Forty Stories collects forty of Donald Barthelme's short stories, several of which originally appeared in The New Yorker. The book was first published by G. P. Putnam's Sons in 1987.

While Sixty Stories includes many longer narratives, the stories in Forty Stories are pithy. Many last for fewer than five pages, and display Barthelme's flash fictional tendencies. They also abound in historical references and surreal juxtapositions. One story involves a World War I Secret Police investigator, a trio of German warplanes, and the artist Paul Klee. Another is a parodic rewriting of the fairy-tale Bluebeard, perhaps inspired by Angela Carter's story "The Bloody Chamber." Yet another consists of a single seven-page-long sentence (without a concluding period).

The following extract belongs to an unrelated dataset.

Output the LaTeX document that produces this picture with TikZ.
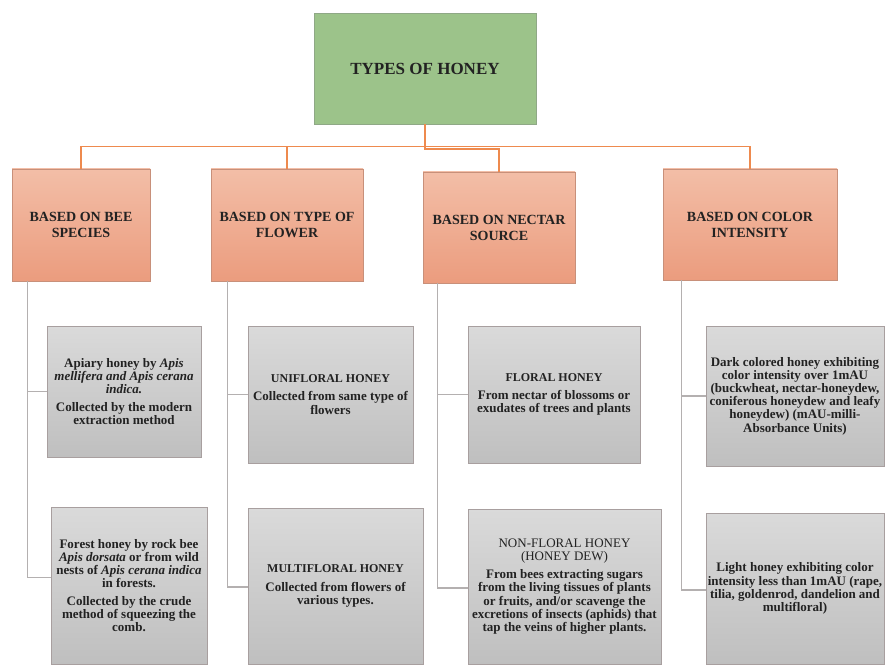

The following stories appear in the book:

 Chablis
 On the Deck
 The Genius
 Opening
 Sindbad
 The Explanation
 Concerning the Bodyguard
 RIF
 The Palace at Four A.M.
 Jaws
 Conversations with Goethe
 Affection
 The New Owner
 Paul Klee [full title: "Engineer-Private Paul Klee Misplaces an Aircraft Between Milbertshoffen and Cambrai, March 1916"]
 Terminus
 The Educational Experience
 Bluebeard
 Departures
 Visitors
 The Wound
 At the Tolstoy Museum
 The Flight of Pigeons from the Palace
 A Few Moments of Sleeping and Waking
 The Temptation of St. Anthony
 Sentence
 Pepperoni
 Some of Us Had Been Threatening Our Friend Colby
 Lightning
 The Catechist
 Porcupines at the University
 Sakrete
 Captain Blood
 110 West Sixty-first Street
 The Film
 Overnight to Many Distant Cities
 Construction
 Letters to the Editore
 Great Days
 The Baby
 January

Sixty Stories
Sixty Stories, a companion volume to Forty Stories, was published six years earlier, in 1981. It contains stories from Barthelme's first six collections.